In December 2010, Mada al-Carmel’s Gender Studies Program held a workshop in Jaffa dealing with the situation of Palestinian women in Jaffa and the creation of alternative spatial spheres. This was the second of a series of workshops on Palestinian women inside Israel.

In her comments opening the workshop, Dr. Nadera Shalhoub-Kevorkian, director of the Gender Studies Program, noted that unlike in Israeli academic studies, which are based on an Orientalist approach to Palestine, Palestinians, and Arabs, Mada al-Carmel encourages critical research studies. The workshop in Jaffa, Shalhoub-Kevorkian pointed out, was part of the Gender Studies Program’s comprehensive research on the effect of Israel’s economy on Palestinian women in the country.

Dr. Hanaa Hamdan spoke on “Creation of Alternative Spatial Spheres: Palestinian Women in Jaffa,” which was based on her Ph.D. thesis that researched the practical experience in spatial matters and tactics in the daily lives of three generations of women in Jaffa. She called for an examination into how these women define, shape, and establish their relevance in the urban spatial sphere in Jaffa.

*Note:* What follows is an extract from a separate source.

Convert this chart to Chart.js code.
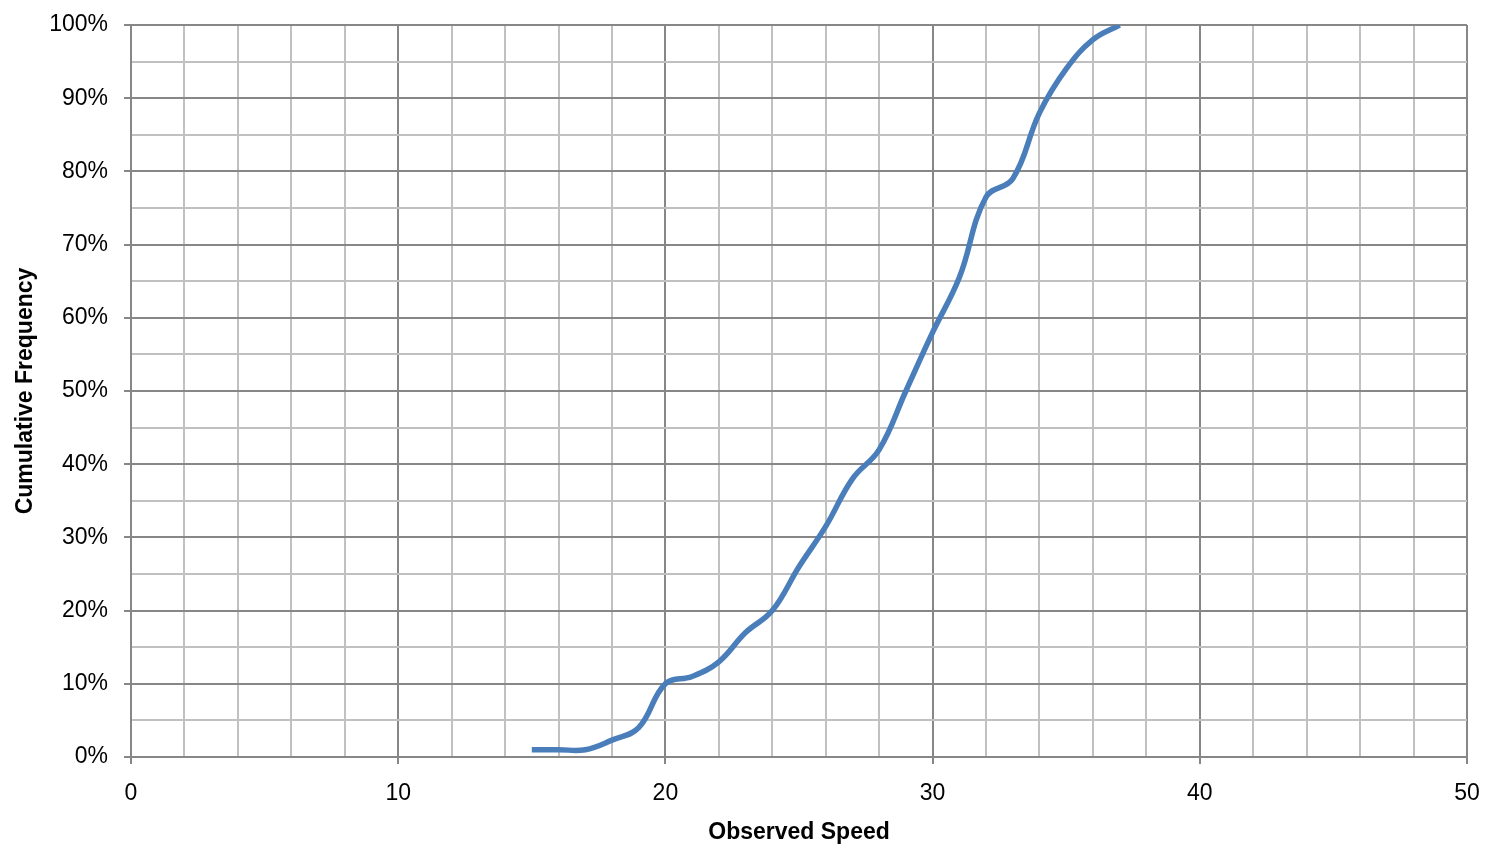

Hamdan spoke about Israel’s brutal use of planning laws and policy to seize Palestinian space in Jaffa and to Judaize it, in the process destroying Palestinian historical and cultural remnants, Judaizing names, and destroying whole neighborhoods to blot out Palestinian space from reality and memory:

In opposition to this reality and the restrictions that Israel imposes on Palestinian residents of Jaffa, Palestinian women create alternative spatial spheres in the community, thereby enabling them to express their identity and meet their needs. Palestinian women in Jaffa create four such spheres, which show us that the women are not comprised of one block and that they respond in different ways to the complex balance of power.

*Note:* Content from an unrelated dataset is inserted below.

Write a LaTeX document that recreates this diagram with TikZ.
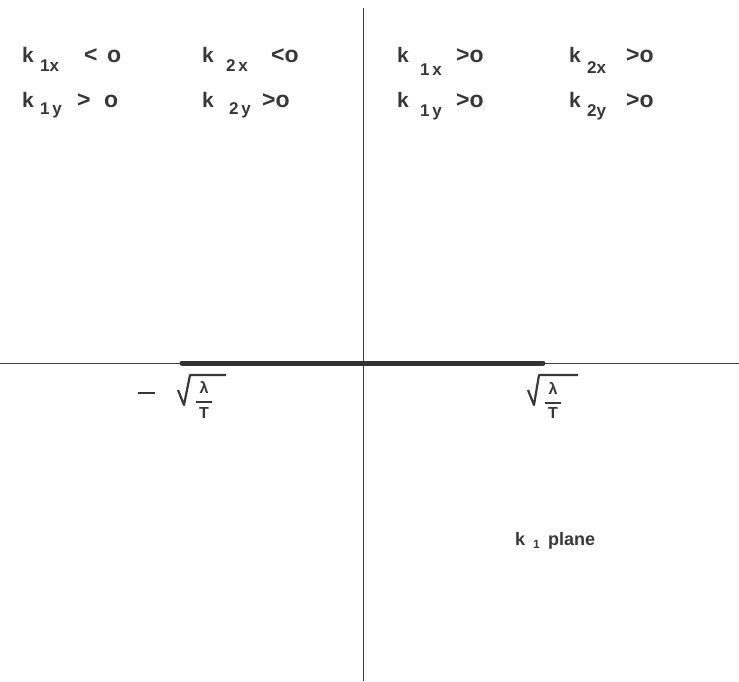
\documentclass[tikz,border=0pt]{standalone}
\usepackage{fontspec}
\setmainfont{Liberation Sans}
\begin{document}
\begin{tikzpicture}[x=1pt,y=-1pt,
  ink/.style={text=black!78},
  kk/.style={ink,anchor=base west,inner sep=0pt,font=\fontsize{21}{21}\selectfont\bfseries},
  sb/.style={ink,anchor=base west,inner sep=0pt,font=\fontsize{17}{17}\selectfont\bfseries},
  rel/.style={ink,anchor=base west,inner sep=0pt,font=\fontsize{23}{23}\selectfont\bfseries},
  frac/.style={ink,inner sep=0pt,font=\fontsize{16}{16}\selectfont\bfseries},
  axis/.style={draw=black!75,line width=1pt},
  cut/.style={draw=black!80,line width=5pt,line cap=round},
  glyph/.style={draw=black!78,line width=2.2pt,line join=round}]
\useasboundingbox (0,0) rectangle (739,681);
% axes
\coordinate (vt) at (363,8);
\coordinate (vb) at (363,681);
\coordinate (hl) at (0,363);
\coordinate (hr) at (739,363);
\coordinate (cl) at (182,363);
\coordinate (cr) at (543,363);
\draw[axis] (vt) -- (vb);
\draw[axis] (hl) -- (hr);
\draw[cut] (cl) -- (cr);
% upper left
\node[kk] (a1) at (22,62) {k};
\node[sb] (a1s) at (40,71) {1x};
\node[rel] (a1r) at (84,62) {<};
\node[rel] (a1o) at (107,62) {o};
\node[kk] (a2) at (202,62) {k};
\node[sb] (a2s) at (226,71) {2\,x};
\node[rel] (a2r) at (271,62) {<o};
\node[kk] (a3) at (22,107) {k};
\node[sb] (a3s) at (40,114) {1\,y};
\node[rel] (a3r) at (77,107) {>};
\node[rel] (a3o) at (104,107) {o};
\node[kk] (a4) at (202,107) {k};
\node[sb] (a4s) at (229,114) {2\,y};
\node[rel] (a4r) at (262,107) {>o};
% upper right
\node[kk] (b1) at (397,62) {k};
\node[sb] (b1s) at (420,75) {1\,x};
\node[rel] (b1r) at (456,62) {>o};
\node[kk] (b2) at (569,62) {k};
\node[sb] (b2s) at (587,73) {2x};
\node[rel] (b2r) at (626,62) {>o};
\node[kk] (b3) at (397,107) {k};
\node[sb] (b3s) at (420,116) {1\,y};
\node[rel] (b3r) at (456,107) {>o};
\node[kk] (b4) at (569,107) {k};
\node[sb] (b4s) at (587,116) {2y};
\node[rel] (b4r) at (626,107) {>o};
% minus sqrt(lambda/T)
\coordinate (m1) at (138,393);
\coordinate (m2) at (155,393);
\draw[glyph,line width=2.6pt] (m1) -- (m2);
\coordinate (s1) at (178,390);
\coordinate (s2) at (184,405);
\coordinate (s3) at (190,375);
\coordinate (s4) at (226,375);
\draw[glyph] (s1) -- (s2) -- (s3) -- (s4);
\node[frac] (l1) at (204,387) {λ};
\coordinate (f1) at (196,402);
\coordinate (f2) at (212,402);
\draw[glyph,line width=2pt] (f1) -- (f2);
\node[frac] (t1) at (204,413) {T};
% sqrt(lambda/T)
\coordinate (u1) at (528,390);
\coordinate (u2) at (534,405);
\coordinate (u3) at (539,375);
\coordinate (u4) at (578,375);
\draw[glyph] (u1) -- (u2) -- (u3) -- (u4);
\node[frac] (l2) at (553,388) {λ};
\coordinate (g1) at (545,403);
\coordinate (g2) at (561,403);
\draw[glyph,line width=2pt] (g1) -- (g2);
\node[frac] (t2) at (553,413) {T};
% plane label
\node[ink,anchor=base west,inner sep=0pt,font=\fontsize{18}{18}\selectfont\bfseries] (pk) at (515,545) {k};
\node[ink,anchor=base west,inner sep=0pt,font=\fontsize{12}{12}\selectfont\bfseries] (p1) at (533,548) {1};
\node[ink,anchor=base west,inner sep=0pt,font=\fontsize{18}{18}\selectfont\bfseries] (pp) at (548,545) {plane};
\end{tikzpicture}
\end{document}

The first spatial sphere is ethno-national. Regarding this sphere, the women initiated local projects, privately or collectively, to develop their social and cultural life. Or they go to Arab towns, such as Nazareth, Ramallah, and Qalqiliya, where they are more comfortable and feel a sense of belonging. The second spatial sphere is local – the Jaffa spatial sphere that represents Palestinian identity. A third sphere, which is Jewish, is embodied in Tel Aviv. This sphere, Hamdan emphasized, is used in particular by third-generation Palestinian women. The fourth spatial sphere is virtual, the Internet for example. This sphere, like the preceding one, is more accessible to third-generation Palestinian women, and, to some extent, to members of the second generation.

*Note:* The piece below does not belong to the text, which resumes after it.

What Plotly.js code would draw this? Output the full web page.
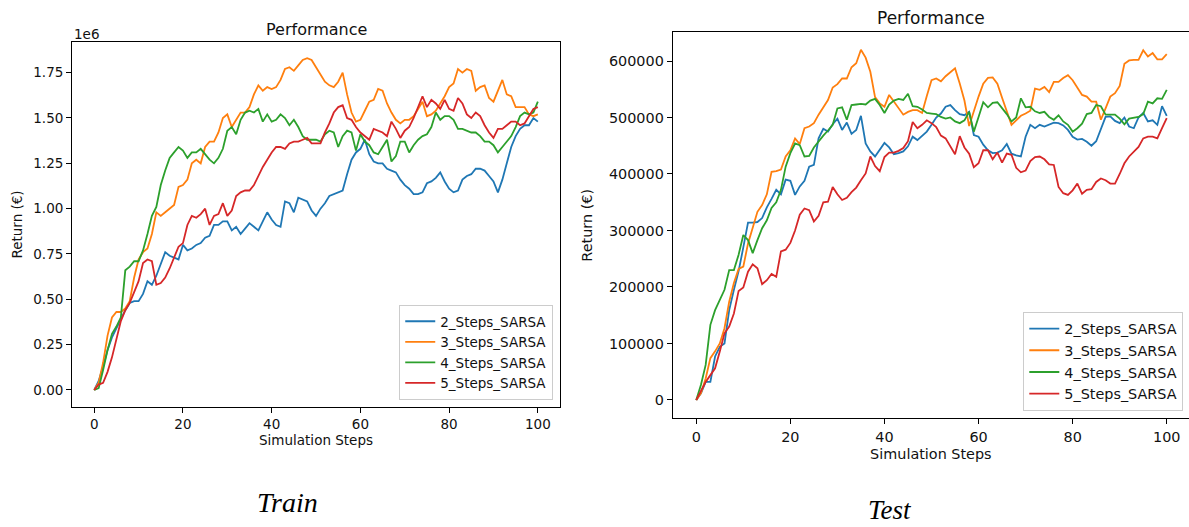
<!DOCTYPE html>
<html><head><meta charset="utf-8">
<script src="https://cdn.plot.ly/plotly-3.0.1.min.js"></script>
<style>html,body{margin:0;padding:0;background:#fff}#chart{width:1189px;height:527px}</style>
</head><body><div id="chart"></div>
<script>
// Simulation steps 0..100
const steps = [];
for (let i = 0; i <= 100; i++) steps.push(i);

const seriesNames = ['2_Steps_SARSA', '3_Steps_SARSA', '4_Steps_SARSA', '5_Steps_SARSA'];
const seriesColors = ['#1f77b4', '#ff7f0e', '#2ca02c', '#d62728'];

// Train returns (in units of 1e6 €)
const train2 = [0,0.05,0.13,0.22,0.29,0.34,0.39,0.44,0.48,0.49,0.49,0.53,0.60,0.58,0.63,0.70,0.76,0.74,0.73,0.72,
  0.80,0.77,0.78,0.80,0.81,0.84,0.85,0.91,0.91,0.93,0.93,0.88,0.90,0.86,0.89,0.92,0.90,0.88,0.93,0.98,
  0.94,0.91,0.90,1.04,1.03,0.98,1.06,1.05,1.04,0.99,0.96,1.00,1.03,1.07,1.08,1.09,1.10,1.19,1.27,1.31,
  1.33,1.38,1.30,1.26,1.25,1.25,1.22,1.21,1.20,1.16,1.13,1.11,1.08,1.08,1.09,1.14,1.15,1.17,1.20,1.15,
  1.11,1.09,1.10,1.16,1.18,1.19,1.22,1.22,1.21,1.18,1.15,1.09,1.16,1.25,1.34,1.40,1.44,1.46,1.46,1.50,1.48];
const train3 = [0,0.04,0.15,0.30,0.40,0.43,0.43,0.45,0.49,0.62,0.72,0.76,0.78,0.86,0.98,0.96,0.98,1.00,1.02,1.12,
  1.13,1.16,1.25,1.27,1.25,1.34,1.37,1.37,1.42,1.50,1.52,1.45,1.49,1.53,1.53,1.56,1.63,1.68,1.65,1.67,
  1.66,1.67,1.71,1.77,1.78,1.76,1.79,1.82,1.83,1.82,1.78,1.74,1.70,1.68,1.67,1.70,1.75,1.63,1.53,1.48,
  1.49,1.54,1.59,1.60,1.66,1.65,1.58,1.53,1.49,1.47,1.49,1.49,1.51,1.55,1.59,1.51,1.52,1.54,1.58,1.62,
  1.67,1.69,1.77,1.75,1.77,1.76,1.65,1.67,1.68,1.61,1.59,1.65,1.71,1.63,1.62,1.56,1.56,1.56,1.52,1.51,1.52];
const train4 = [0,0.01,0.11,0.22,0.31,0.35,0.40,0.66,0.68,0.71,0.71,0.77,0.86,0.96,1.01,1.13,1.21,1.28,1.31,1.34,
  1.32,1.28,1.31,1.31,1.33,1.30,1.27,1.25,1.28,1.33,1.43,1.45,1.41,1.49,1.53,1.54,1.53,1.55,1.48,1.52,
  1.48,1.49,1.52,1.50,1.46,1.49,1.45,1.40,1.38,1.38,1.38,1.37,1.41,1.43,1.42,1.34,1.40,1.43,1.42,1.32,
  1.41,1.37,1.35,1.31,1.30,1.34,1.38,1.26,1.29,1.37,1.37,1.31,1.35,1.38,1.40,1.41,1.45,1.53,1.49,1.51,
  1.51,1.49,1.44,1.44,1.43,1.42,1.42,1.40,1.37,1.37,1.35,1.31,1.34,1.37,1.40,1.45,1.51,1.53,1.52,1.53,1.59];
const train5 = [0,0.03,0.04,0.10,0.18,0.28,0.38,0.44,0.48,0.54,0.60,0.70,0.72,0.71,0.58,0.59,0.62,0.67,0.73,0.79,
  0.81,0.91,0.96,0.95,0.97,1.00,0.91,0.96,0.97,1.03,0.96,0.99,1.07,1.09,1.10,1.10,1.13,1.18,1.23,1.27,
  1.31,1.34,1.34,1.33,1.36,1.37,1.37,1.38,1.39,1.36,1.36,1.36,1.42,1.47,1.53,1.56,1.57,1.50,1.49,1.45,
  1.42,1.40,1.38,1.44,1.43,1.42,1.40,1.48,1.44,1.39,1.43,1.45,1.50,1.56,1.62,1.56,1.60,1.58,1.55,1.60,
  1.55,1.54,1.61,1.58,1.52,1.50,1.53,1.51,1.46,1.42,1.39,1.44,1.44,1.46,1.48,1.48,1.46,1.47,1.51,1.55,1.56];

// Test returns (€)
const test2 = [0,12000,32000,32000,77000,94000,100000,159000,195000,228000,270000,314000,314000,315000,322000,341000,356000,372000,364000,390000,
  388000,363000,378000,388000,413000,416000,463000,480000,475000,488000,498000,478000,491000,471000,478000,503000,454000,440000,431000,444000,
  455000,447000,435000,437000,440000,449000,466000,460000,468000,475000,487000,500000,507000,519000,522000,513000,506000,504000,510000,469000,
  466000,452000,442000,437000,438000,442000,453000,436000,433000,431000,466000,487000,481000,487000,484000,487000,491000,490000,486000,478000,
  466000,461000,462000,457000,450000,458000,478000,501000,502000,494000,490000,500000,484000,481000,500000,508000,493000,495000,487000,520000,503000];
const test3 = [0,12000,38000,74000,86000,100000,127000,174000,207000,232000,236000,277000,305000,333000,345000,364000,404000,405000,408000,431000,
  442000,463000,453000,481000,484000,490000,505000,518000,531000,553000,559000,569000,569000,589000,596000,620000,606000,581000,536000,525000,
  519000,540000,528000,515000,505000,510000,513000,513000,508000,538000,566000,569000,564000,573000,580000,587000,560000,530000,485000,513000,
  537000,560000,570000,571000,560000,535000,510000,487000,495000,503000,507000,512000,551000,549000,554000,545000,563000,563000,570000,575000,
  566000,553000,540000,537000,528000,528000,496000,516000,537000,543000,556000,595000,601000,602000,602000,619000,608000,614000,603000,603000,612000];
const test4 = [0,27000,62000,133000,159000,177000,195000,230000,230000,257000,292000,283000,260000,283000,304000,318000,340000,350000,372000,413000,
  437000,454000,451000,431000,432000,447000,458000,468000,477000,487000,516000,518000,496000,522000,523000,524000,523000,530000,533000,522000,
  508000,523000,530000,533000,531000,542000,520000,519000,514000,508000,507000,506000,501000,498000,500000,493000,490000,495000,510000,475000,
  501000,527000,518000,526000,527000,517000,506000,493000,500000,534000,518000,519000,511000,508000,510000,501000,496000,504000,493000,487000,
  475000,481000,489000,506000,508000,522000,520000,505000,505000,505000,498000,488000,498000,499000,501000,506000,528000,525000,534000,533000,549000];
const test5 = [0,15000,32000,44000,56000,86000,118000,130000,153000,193000,199000,227000,240000,233000,205000,212000,223000,218000,263000,266000,
  278000,300000,328000,339000,336000,316000,326000,350000,351000,377000,364000,354000,358000,368000,376000,389000,401000,431000,414000,405000,
  430000,438000,438000,441000,446000,458000,492000,481000,487000,495000,490000,483000,468000,463000,448000,435000,467000,447000,436000,412000,
  419000,442000,442000,426000,438000,420000,436000,434000,411000,403000,406000,423000,430000,431000,426000,417000,416000,377000,366000,363000,
  371000,383000,365000,372000,373000,386000,392000,389000,383000,383000,400000,419000,431000,440000,448000,463000,466000,466000,463000,481000,499000];

const trainSeries = [train2, train3, train4, train5];
const testSeries = [test2, test3, test4, test5];

const traces = [];
trainSeries.forEach((ys, i) => {
  traces.push({x: steps, y: ys, type: 'scatter', mode: 'lines', name: seriesNames[i],
    line: {color: seriesColors[i], width: 1.8}, xaxis: 'x', yaxis: 'y', legend: 'legend'});
});
testSeries.forEach((ys, i) => {
  traces.push({x: steps, y: ys, type: 'scatter', mode: 'lines', name: seriesNames[i],
    line: {color: seriesColors[i], width: 1.8}, xaxis: 'x2', yaxis: 'y2', legend: 'legend2'});
});

const txt = '#111111';
const fL = 13.5, fR = 14.4;
function ax(extra) {
  return Object.assign({showline: true, linecolor: '#000', linewidth: 1, mirror: true,
    ticks: 'outside', ticklen: 5, tickwidth: 1, tickcolor: '#000',
    showgrid: false, zeroline: false, fixedrange: true}, extra);
}

const layout = {
  width: 1189, height: 527,
  margin: {l: 0, r: 0, t: 0, b: 0},
  paper_bgcolor: '#ffffff', plot_bgcolor: '#ffffff',
  font: {family: 'DejaVu Sans', color: txt},
  showlegend: true,
  xaxis: ax({domain: [0.0606, 0.4710], range: [-5, 105], tick0: 0, dtick: 20, anchor: 'y',
    tickfont: {size: fL, color: txt},
    title: {text: 'Simulation Steps', font: {size: fL, color: txt}, standoff: 4}}),
  yaxis: ax({domain: [0.2277, 0.9203], range: [-0.0938, 1.919], tick0: 0, dtick: 0.25, tickformat: '.2f', anchor: 'x',
    tickfont: {size: fL, color: txt},
    title: {text: 'Return (€)', font: {size: fL, color: txt}, standoff: 7}}),
  xaxis2: ax({domain: [0.5658, 1], range: [-5, 104.73], tick0: 0, dtick: 20, anchor: 'y2',
    tickfont: {size: fR, color: txt},
    title: {text: 'Simulation Steps', font: {size: fR, color: txt}, standoff: 5}}),
  yaxis2: ax({domain: [0.2063, 0.9387], range: [-32400, 650800], tick0: 0, dtick: 100000, tickformat: 'd', anchor: 'x2',
    tickfont: {size: fR, color: txt},
    title: {text: 'Return (€)', font: {size: fR, color: txt}, standoff: 12}}),
  legend: {x: 0.4653, y: 0.241, xanchor: 'right', yanchor: 'bottom', bgcolor: 'rgba(255,255,255,0.85)',
    bordercolor: '#cccccc', borderwidth: 1, font: {size: fL, color: txt}, traceorder: 'normal'},
  legend2: {x: 0.9952, y: 0.2207, xanchor: 'right', yanchor: 'bottom', bgcolor: 'rgba(255,255,255,0.85)',
    bordercolor: '#cccccc', borderwidth: 1, font: {size: fR, color: txt}, traceorder: 'normal'},
  annotations: [
    {text: 'Performance', xref: 'paper', yref: 'paper', x: 0.2658, y: 0.9431, xanchor: 'center', yanchor: 'middle',
      showarrow: false, font: {size: 16, color: txt}},
    {text: 'Performance', xref: 'paper', yref: 'paper', x: 0.783, y: 0.9658, xanchor: 'center', yanchor: 'middle',
      showarrow: false, font: {size: 17, color: txt}},
    {text: '1e6', xref: 'paper', yref: 'paper', x: 0.0606, y: 0.9355, xanchor: 'left', yanchor: 'middle',
      showarrow: false, font: {size: fL, color: txt}},
    {text: '<i>Train</i>', xref: 'paper', yref: 'paper', x: 0.2422, y: 0.0474, xanchor: 'center', yanchor: 'middle',
      showarrow: false, font: {size: 28, family: 'Liberation Serif', color: '#000'}},
    {text: '<i>Test</i>', xref: 'paper', yref: 'paper', x: 0.7485, y: 0.0, xanchor: 'center', yanchor: 'bottom',
      showarrow: false, font: {size: 27, family: 'Liberation Serif', color: '#000'}}
  ]
};

Plotly.newPlot('chart', traces, layout, {displayModeBar: false, staticPlot: true});
</script>
</body></html>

Dr. Fatmah Qassem, a lecturer at Ben-Gurion University, responded to Dr. Hamdan’s talk, noting the importance of the kind of research she conducted, whereby a Palestinian female researcher produces new knowledge in a way that enables voices generally not heard to be expressed. She also emphasized the importance of dealing with the subject of the Palestinian town that preceded the Israeli experience, namely, pre-‘48.